Desde aquí veo una mujer y un hombre
-nadie tema que nombre-
que no ha catorce días que estuvieron
en mi percha colgados,
y están por doce partes remendados».



Después de un diálogo introductorio entre Rastrojo y la vieja, en el que ella da cuenta de su condición («soy calcetera yo del mundo todo...»), sigue el cuerpo del entremés y el epílogo que lo cierra. El cuerpo del entremés consiste en el desfile de los que van a comprar: a) Doña Sancha alquila una dentadura «que no ha servido sino en una boda»; b) Don Crisóstomo busca dos piernas y tintura para pelo y barbas; c) la Dueña Godínez quiere casarse y pide que se la rejuvenezca, cosa que se logrará hirviéndole la cara en dos lejías; d) Ortega, el capón, pide dos dedos de bozo y elementos para aparentar virilidad, por lo cual la vieja lo manda al vestuario de los gallos; e) Doña Ana, que dice no tener todavía 22 años, atribuye a melancolía el haber perdido los dientes, el tener mordiscadas las facciones, etc., y la vieja promete remudarle la cara.

En el epílogo los músicos piden a la vieja que remiende los bailes viejos, como el rastro, zarabanda, rastrojo, etc. Salen los bailarines y la vieja les va limpiando las caras con un paño.

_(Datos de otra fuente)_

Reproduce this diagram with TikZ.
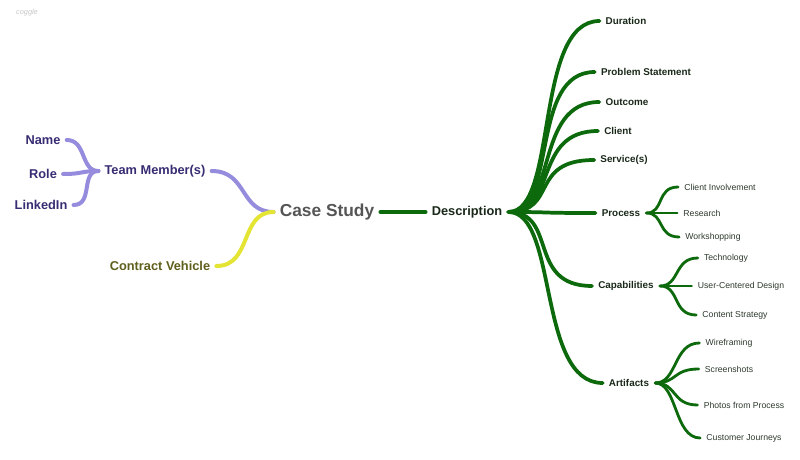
\documentclass[tikz,border=0pt]{standalone}
\usepackage{fontspec}
\setmainfont{Liberation Sans}
\usetikzlibrary{calc}

\definecolor{lilac}{RGB}{150,140,222}
\definecolor{lilactext}{RGB}{55,45,115}
\definecolor{lemon}{RGB}{228,228,52}
\definecolor{olivetext}{RGB}{95,95,30}
\definecolor{leaf}{RGB}{12,105,12}
\definecolor{leaftext}{RGB}{25,40,25}
\definecolor{roottext}{RGB}{85,85,85}

\begin{document}
\begin{tikzpicture}[%
x=0.75pt, y=-0.75pt,
every node/.style={inner ysep=2pt, inner xsep=4.5pt},
root/.style={font=\fontsize{13}{15}\selectfont\bfseries, text=roottext},
first/.style={font=\fontsize{9.6}{11}\selectfont\bfseries},
second/.style={font=\fontsize{7.4}{9}\selectfont\bfseries, text=leaftext},
third/.style={font=\fontsize{6.5}{8}\selectfont, text=leaftext!80!gray},
purplebranch/.style={draw=lilac, line width=3pt, line cap=round},
yellowbranch/.style={draw=lemon, line width=3pt, line cap=round},
greenbranch/.style={draw=leaf, line width=2.8pt, line cap=round},
twigbranch/.style={draw=leaf, line width=2.1pt, line cap=round},
]
\useasboundingbox (0,0) rectangle (800,460);
%% watermark;
\node[text=gray!45, font=\fontsize{5.5}{6}\selectfont\itshape] (mark) at (27,13) {coggle};
%% root;
\node[root] (cs) at (327,212) {Case Study};
%% left side;
\node[first, text=lilactext] (tm) at (155,171) {Team Member(s)};
\node[first, text=lilactext] (name) at (43,140) {Name};
\node[first, text=lilactext] (role) at (43,174) {Role};
\node[first, text=lilactext] (linkedin) at (41,205) {LinkedIn};
\node[first, text=olivetext] (cv) at (160,266) {Contract Vehicle};
%% right side;
\node[first, text=leaftext] (desc) at (467,212) {Description};
\node[second] (dur) at (626,21) {Duration};
\node[second] (prob) at (646,72) {Problem Statement};
\node[second] (outc) at (627,102) {Outcome};
\node[second] (client) at (618,131) {Client};
\node[second] (serv) at (624,160) {Service(s)};
\node[second] (proc) at (621,213) {Process};
\node[second] (cap) at (626,286) {Capabilities};
\node[second] (art) at (629,383) {Artifacts};
%% leaves;
\node[third] (cinv) at (720,187) {Client Involvement};
\node[third] (res) at (702,213) {Research};
\node[third] (work) at (713,237) {Workshopping};
\node[third] (tech) at (726,258) {Technology};
\node[third] (ucd) at (741,286) {User-Centered Design};
\node[third] (cstrat) at (735,315) {Content Strategy};
\node[third] (wire) at (729,343) {Wireframing};
\node[third] (shots) at (729,369) {Screenshots};
\node[third] (photos) at (744,405) {Photos from Process};
\node[third] (journ) at (744,438) {Customer Journeys};
%% branches, left;
\draw[purplebranch] (cs.west) .. controls +(-34,0) and +(36,0) .. (tm.east);
\draw[yellowbranch] (cs.west) .. controls +(-34,0) and +(36,0) .. (cv.east);
\draw[purplebranch] (tm.west) .. controls +(-18,0) and +(20,0) .. (name.east);
\draw[purplebranch] (tm.west) .. controls +(-18,0) and +(20,0) .. (role.east);
\draw[purplebranch] (tm.west) .. controls +(-18,0) and +(20,0) .. (linkedin.east);
%% branches, right;
\draw[greenbranch, line width=3pt] (cs.east) -- (desc.west);
\foreach \kid in {dur,prob,outc,client,serv,proc,cap,art}
  \draw[greenbranch] (desc.east) .. controls +(50,0) and +(-66,0) .. (\kid.west);
\foreach \kid in {cinv,res,work}
  \draw[twigbranch] (proc.east) .. controls +(18,0) and +(-22,0) .. (\kid.west);
\foreach \kid in {tech,ucd,cstrat}
  \draw[twigbranch] (cap.east) .. controls +(20,0) and +(-24,0) .. (\kid.west);
\foreach \kid in {wire,shots,photos,journ}
  \draw[twigbranch] (art.east) .. controls +(22,0) and +(-26,0) .. (\kid.west);
\end{tikzpicture}
\end{document}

Esta obrita risueña tiene un trasfondo inquietante y complementa una de las técnicas del retrato muy cultivadas por Quevedo: el retrato humano formado por elementos no extrahumanos, sino humanos, pero cambiados de lugar y sin conexión los unos con los otros. El intercambio de partes   —169→   del cuerpo produce, como en el caso de los elementos extrahumanos, un efecto monstruoso. Si somos capaces de visualizar este tipo de retrato, asistiremos a una metamorfosis aterradora. Aquí, además, subyace el tan mentado tema de la hipocresía, la simulación de lo que no se es ni se tiene: el capón que quiere parecer viril, la vieja que quiere rejuvenecerse, la desdentada que alquila los dientes; hasta las piernas de don Crisóstomo no le pertenecen. ¿En qué consiste la realidad de la figura humana? Recurso surrealista el de Quevedo, que en otras obras llega a resultados admirables, como en el Sueño del Juicio Final, cuando los muertos que resucitan para presentarse ante el tribunal del Juicio buscan sus miembros y facciones para constituirse nuevamente.

¿A qué apunta Quevedo con sus entremeses? Al mismo blanco al que apunta el resto de su obra satírica y burlesca: la representación de su peculiar visión del mundo y de los hombres. El mundo es un teatro y nosotros somos las figuras. Hipocresía, ilusión, mentira. La vieja imagen a la que Calderón dio forma definitiva y magistral en su auto famoso, está también en Quevedo. En su Epicteto traducido (1634), dice en el capítulo XIX:


   «No olvides que es comedia nuestra vida
y teatro de farsa el mundo todo,
que muda el aparato por instantes,
y que todos en él somos farsantes.
Acuérdate que Dios, de esta comedia
de argumento tan grande y tan difuso,
es autor que la hizo y la compuso»145.